Beth Vyse - Get Up with Hands!

★★★
comedy review (edinburgh) | Read in About 2 minutes
33331 large
39658 original
Published 12 Aug 2014

Well now, that was interesting. Beth Vyse has come a long way since her early days at the RSC: she’s veered very much into the leftfield, to be precise, and just kept on going.

Actually, these characters have been fermenting like a fine cheese for a few years now. Her previous show, Going Dark, bewildered many an unsuspecting visitor in 2013, some of whom ended up participating.

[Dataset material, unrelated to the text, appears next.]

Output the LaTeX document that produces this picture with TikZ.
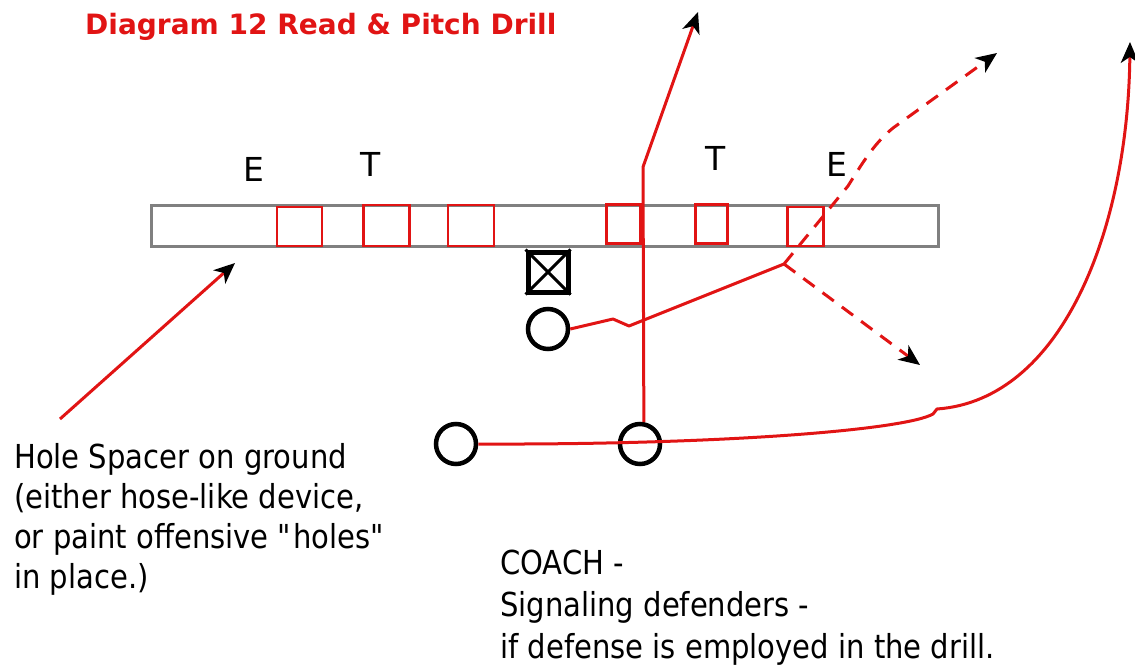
\documentclass[tikz,border=0pt]{standalone}
\usepackage{fontspec}
\setmainfont{DejaVu Sans}
\newfontfamily\notefont[FakeStretch=0.88]{DejaVu Sans}
\usetikzlibrary{arrows.meta}
\definecolor{rd}{RGB}{225,20,20}
\begin{document}
\begin{tikzpicture}[x=1pt,y=-1pt,
  route/.style={draw=rd, line width=3pt, line join=round},
  dashroute/.style={route, dash pattern=on 14pt off 10pt},
  tipped/.style={-{Stealth[black, length=21pt, width=18pt, inset=6pt]}},
  player/.style={circle, draw=black, line width=4.5pt, minimum size=40pt, inner sep=0pt},
  hole/.style={draw=rd, line width=2.8pt, inner sep=0pt, minimum height=39pt},
  lbl/.style={font=\notefont\fontsize{33}{40}\selectfont, inner sep=0pt, anchor=base west},
  ltr/.style={font=\fontsize{33}{40}\selectfont, inner sep=0pt, anchor=base}
]
\useasboundingbox (0,0) rectangle (1135,666);
% title
\node[inner sep=0pt, anchor=base west, text=rd, font=\fontsize{28}{34}\selectfont\bfseries] (title) at (85,35) {Diagram 12 Read \& Pitch Drill};
% hole spacer
\node[draw=gray, line width=3pt, minimum width=787pt, minimum height=41pt, inner sep=0pt] (spacer) at (544.5,225.5) {};
\node[hole, minimum width=45pt] (h1) at (299.5,226.5) {};
\node[hole, minimum width=46pt, minimum height=41pt] (h2) at (386.5,225.5) {};
\node[hole, minimum width=46pt, minimum height=41pt] (h3) at (471,225.5) {};
\node[hole, minimum width=34pt] (h4) at (623.5,224) {};
\node[hole, minimum width=32pt] (h5) at (711.5,224) {};
\node[hole, minimum width=36pt] (h6) at (805.5,226.5) {};
% defender letters
\node[ltr] (e1) at (254,181) {E};
\node[ltr] (t1) at (371,176) {T};
\node[ltr] (t2) at (716,170) {T};
\node[ltr] (e2) at (837,176) {E};
% center
\node[draw=black, line width=5pt, minimum size=40pt, inner sep=0pt] (ctr) at (548,272) {};
\draw[line width=3pt] (ctr.north west) -- (ctr.south east) (ctr.north east) -- (ctr.south west);
% players
\node[player] (c1) at (548,329) {};
\node[player] (c2) at (456,444) {};
\node[player] (c3) at (640,444) {};
% routes
\coordinate (rd1) at (784,264);
\coordinate (upt) at (997,53);
\coordinate (dnt) at (920,365);
\coordinate (vt) at (698,12);
\coordinate (ft) at (1130,42);
\draw[route] (c1.east) -- (613,319) -- (629,326) -- (rd1);
\draw[dashroute, tipped] (rd1) -- (848,186) .. controls (866,157) and (876,142) .. (893,128) -- (upt);
\draw[dashroute, tipped] (rd1) -- (dnt);
\draw[route, tipped] (c3.80) -- (643,167) -- (vt);
\draw[route, tipped] (c2.east) .. controls (720,445) and (905,430) .. (933,414) -- (937,409)
  .. controls (1062,400) and (1128,230) .. (ft);
% hole spacer arrow
\coordinate (hs) at (60,419);
\coordinate (hst) at (235,263);
\draw[route, tipped] (hs) -- (hst);
% notes
\node[lbl] (n1) at (14,468) {Hole Spacer on ground};
\node[lbl] (n2) at (14,508) {(either hose-like device,};
\node[lbl] (n3) at (14,548) {or paint offensive \textquotedbl holes\textquotedbl};
\node[lbl] (n4) at (14,588) {in place.)};
\node[lbl] (m1) at (500,574) {COACH -};
\node[lbl] (m2) at (500,616) {Signaling defenders -};
\node[lbl] (m3) at (500,658) {if defense is employed in the drill.};
\end{tikzpicture}
\end{document}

It’s quickly evident that this one will follow a similar path, as we’re greeted at the door by an oddly-dressed chap who hands us a plastic hand, then asks our names, whether we’ve ever participated in live TV before, and if we recognise anyone in a sauna. This will eventually make a very loose amount of sense.

The next hour passes in an exhaustive mess of waving, hollering, brain-melting videos, catatonic mid-crowd breakdowns, onstage audience molestation, dildo smoothies, and much more besides. The main protagonist is Olive Hands, a failing, aging breakfast presenter on the condemned ITV9 who needs to make a huge splash to get a new gig. That chap is her much-abused son, Jazz Hands (bravura stuff from Ali Brice), who battles manfully to hold it together.

As Jazz Hands suggests, the actual gags can be pretty dire—a breakfast cook called Lusty Bee?—but, like a boy racer in a pimped-up old Metro, they tend to hurtle past quickly. This is really a vehicle for Vyse’s talents, an extraordinary performance of high-octane hysteria throughout. How does she keep it up?